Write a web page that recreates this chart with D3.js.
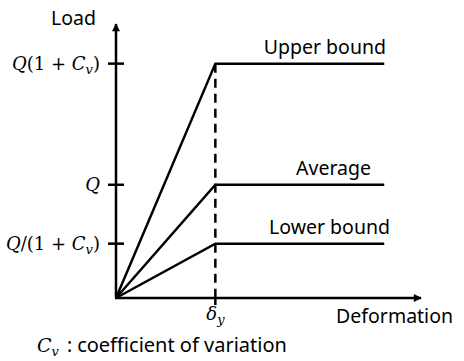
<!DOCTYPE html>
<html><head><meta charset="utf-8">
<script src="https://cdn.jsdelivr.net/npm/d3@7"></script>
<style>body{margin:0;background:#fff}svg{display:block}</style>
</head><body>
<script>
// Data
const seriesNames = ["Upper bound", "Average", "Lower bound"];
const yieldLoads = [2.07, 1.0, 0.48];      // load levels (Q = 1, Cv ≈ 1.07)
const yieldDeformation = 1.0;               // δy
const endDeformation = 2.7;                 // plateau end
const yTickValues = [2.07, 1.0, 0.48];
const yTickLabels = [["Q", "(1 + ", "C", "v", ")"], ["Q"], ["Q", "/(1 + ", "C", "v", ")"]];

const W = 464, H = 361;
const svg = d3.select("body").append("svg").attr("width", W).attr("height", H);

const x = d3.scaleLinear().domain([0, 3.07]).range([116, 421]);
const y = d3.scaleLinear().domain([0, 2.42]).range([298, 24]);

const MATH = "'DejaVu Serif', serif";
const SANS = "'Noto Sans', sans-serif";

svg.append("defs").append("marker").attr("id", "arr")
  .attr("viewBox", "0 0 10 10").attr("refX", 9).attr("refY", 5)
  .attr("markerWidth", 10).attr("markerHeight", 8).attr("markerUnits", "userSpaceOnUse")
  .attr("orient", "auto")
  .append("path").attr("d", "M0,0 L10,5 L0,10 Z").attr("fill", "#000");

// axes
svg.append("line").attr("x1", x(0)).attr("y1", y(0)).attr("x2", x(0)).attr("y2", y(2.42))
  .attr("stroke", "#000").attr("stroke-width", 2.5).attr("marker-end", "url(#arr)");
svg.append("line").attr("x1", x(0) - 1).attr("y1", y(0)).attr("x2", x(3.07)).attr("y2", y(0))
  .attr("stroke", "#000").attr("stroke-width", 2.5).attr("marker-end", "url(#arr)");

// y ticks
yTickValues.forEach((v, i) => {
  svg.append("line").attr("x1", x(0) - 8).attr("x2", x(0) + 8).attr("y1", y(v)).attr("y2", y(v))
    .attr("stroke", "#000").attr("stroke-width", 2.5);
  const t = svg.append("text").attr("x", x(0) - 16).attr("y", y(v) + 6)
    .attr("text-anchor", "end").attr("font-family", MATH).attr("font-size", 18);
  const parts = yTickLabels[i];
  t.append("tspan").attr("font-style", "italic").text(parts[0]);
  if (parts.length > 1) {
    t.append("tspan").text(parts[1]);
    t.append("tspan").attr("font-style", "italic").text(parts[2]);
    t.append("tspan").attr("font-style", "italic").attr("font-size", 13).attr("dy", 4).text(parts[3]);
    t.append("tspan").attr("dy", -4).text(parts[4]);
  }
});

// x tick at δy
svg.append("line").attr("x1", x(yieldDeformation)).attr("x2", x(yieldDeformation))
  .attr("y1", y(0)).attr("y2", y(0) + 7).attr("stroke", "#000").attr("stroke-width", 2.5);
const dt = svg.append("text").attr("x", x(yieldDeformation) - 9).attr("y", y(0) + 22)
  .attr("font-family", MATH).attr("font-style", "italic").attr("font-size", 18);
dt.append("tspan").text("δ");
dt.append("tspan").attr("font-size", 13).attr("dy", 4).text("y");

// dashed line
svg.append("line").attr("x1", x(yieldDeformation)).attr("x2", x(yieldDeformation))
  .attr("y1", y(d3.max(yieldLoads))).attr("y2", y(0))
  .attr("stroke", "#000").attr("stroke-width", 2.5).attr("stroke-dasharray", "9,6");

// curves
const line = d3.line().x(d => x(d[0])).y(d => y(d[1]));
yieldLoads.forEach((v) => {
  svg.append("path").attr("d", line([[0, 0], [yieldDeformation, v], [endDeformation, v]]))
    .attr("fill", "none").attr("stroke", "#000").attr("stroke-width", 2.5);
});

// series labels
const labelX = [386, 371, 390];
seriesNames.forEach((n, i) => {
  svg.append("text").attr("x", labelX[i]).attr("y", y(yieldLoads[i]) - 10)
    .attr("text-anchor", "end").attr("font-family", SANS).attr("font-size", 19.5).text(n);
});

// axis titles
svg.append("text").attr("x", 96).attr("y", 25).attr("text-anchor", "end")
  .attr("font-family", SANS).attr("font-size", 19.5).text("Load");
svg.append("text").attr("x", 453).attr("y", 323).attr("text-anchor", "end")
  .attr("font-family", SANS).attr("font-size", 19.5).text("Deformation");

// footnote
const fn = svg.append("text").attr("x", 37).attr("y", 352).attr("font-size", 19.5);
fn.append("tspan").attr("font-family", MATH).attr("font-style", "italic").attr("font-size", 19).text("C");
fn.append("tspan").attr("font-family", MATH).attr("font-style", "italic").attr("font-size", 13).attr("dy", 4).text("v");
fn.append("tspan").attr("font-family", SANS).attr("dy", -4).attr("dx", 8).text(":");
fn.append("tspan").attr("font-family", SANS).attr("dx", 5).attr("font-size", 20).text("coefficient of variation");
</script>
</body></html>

__________________________________________________

__Do this__
Copy out every line of the material above exactly, skipping the pictures.

__Solution for this problem__
Write a web page that recreates this chart with D3.js.
<!DOCTYPE html>
<html><head><meta charset="utf-8">
<script src="https://cdn.jsdelivr.net/npm/d3@7"></script>
<style>body{margin:0;background:#fff}svg{display:block}</style>
</head><body>
<script>
// Data
const seriesNames = ["Upper bound", "Average", "Lower bound"];
const yieldLoads = [2.07, 1.0, 0.48];      // load levels (Q = 1, Cv ≈ 1.07)
const yieldDeformation = 1.0;               // δy
const endDeformation = 2.7;                 // plateau end
const yTickValues = [2.07, 1.0, 0.48];
const yTickLabels = [["Q", "(1 + ", "C", "v", ")"], ["Q"], ["Q", "/(1 + ", "C", "v", ")"]];

const W = 464, H = 361;
const svg = d3.select("body").append("svg").attr("width", W).attr("height", H);

const x = d3.scaleLinear().domain([0, 3.07]).range([116, 421]);
const y = d3.scaleLinear().domain([0, 2.42]).range([298, 24]);

const MATH = "'DejaVu Serif', serif";
const SANS = "'Noto Sans', sans-serif";

svg.append("defs").append("marker").attr("id", "arr")
  .attr("viewBox", "0 0 10 10").attr("refX", 9).attr("refY", 5)
  .attr("markerWidth", 10).attr("markerHeight", 8).attr("markerUnits", "userSpaceOnUse")
  .attr("orient", "auto")
  .append("path").attr("d", "M0,0 L10,5 L0,10 Z").attr("fill", "#000");

// axes
svg.append("line").attr("x1", x(0)).attr("y1", y(0)).attr("x2", x(0)).attr("y2", y(2.42))
  .attr("stroke", "#000").attr("stroke-width", 2.5).attr("marker-end", "url(#arr)");
svg.append("line").attr("x1", x(0) - 1).attr("y1", y(0)).attr("x2", x(3.07)).attr("y2", y(0))
  .attr("stroke", "#000").attr("stroke-width", 2.5).attr("marker-end", "url(#arr)");

// y ticks
yTickValues.forEach((v, i) => {
  svg.append("line").attr("x1", x(0) - 8).attr("x2", x(0) + 8).attr("y1", y(v)).attr("y2", y(v))
    .attr("stroke", "#000").attr("stroke-width", 2.5);
  const t = svg.append("text").attr("x", x(0) - 16).attr("y", y(v) + 6)
    .attr("text-anchor", "end").attr("font-family", MATH).attr("font-size", 18);
  const parts = yTickLabels[i];
  t.append("tspan").attr("font-style", "italic").text(parts[0]);
  if (parts.length > 1) {
    t.append("tspan").text(parts[1]);
    t.append("tspan").attr("font-style", "italic").text(parts[2]);
    t.append("tspan").attr("font-style", "italic").attr("font-size", 13).attr("dy", 4).text(parts[3]);
    t.append("tspan").attr("dy", -4).text(parts[4]);
  }
});

// x tick at δy
svg.append("line").attr("x1", x(yieldDeformation)).attr("x2", x(yieldDeformation))
  .attr("y1", y(0)).attr("y2", y(0) + 7).attr("stroke", "#000").attr("stroke-width", 2.5);
const dt = svg.append("text").attr("x", x(yieldDeformation) - 9).attr("y", y(0) + 22)
  .attr("font-family", MATH).attr("font-style", "italic").attr("font-size", 18);
dt.append("tspan").text("δ");
dt.append("tspan").attr("font-size", 13).attr("dy", 4).text("y");

// dashed line
svg.append("line").attr("x1", x(yieldDeformation)).attr("x2", x(yieldDeformation))
  .attr("y1", y(d3.max(yieldLoads))).attr("y2", y(0))
  .attr("stroke", "#000").attr("stroke-width", 2.5).attr("stroke-dasharray", "9,6");

// curves
const line = d3.line().x(d => x(d[0])).y(d => y(d[1]));
yieldLoads.forEach((v) => {
  svg.append("path").attr("d", line([[0, 0], [yieldDeformation, v], [endDeformation, v]]))
    .attr("fill", "none").attr("stroke", "#000").attr("stroke-width", 2.5);
});

// series labels
const labelX = [386, 371, 390];
seriesNames.forEach((n, i) => {
  svg.append("text").attr("x", labelX[i]).attr("y", y(yieldLoads[i]) - 10)
    .attr("text-anchor", "end").attr("font-family", SANS).attr("font-size", 19.5).text(n);
});

// axis titles
svg.append("text").attr("x", 96).attr("y", 25).attr("text-anchor", "end")
  .attr("font-family", SANS).attr("font-size", 19.5).text("Load");
svg.append("text").attr("x", 453).attr("y", 323).attr("text-anchor", "end")
  .attr("font-family", SANS).attr("font-size", 19.5).text("Deformation");

// footnote
const fn = svg.append("text").attr("x", 37).attr("y", 352).attr("font-size", 19.5);
fn.append("tspan").attr("font-family", MATH).attr("font-style", "italic").attr("font-size", 19).text("C");
fn.append("tspan").attr("font-family", MATH).attr("font-style", "italic").attr("font-size", 13).attr("dy", 4).text("v");
fn.append("tspan").attr("font-family", SANS).attr("dy", -4).attr("dx", 8).text(":");
fn.append("tspan").attr("font-family", SANS).attr("dx", 5).attr("font-size", 20).text("coefficient of variation");
</script>
</body></html>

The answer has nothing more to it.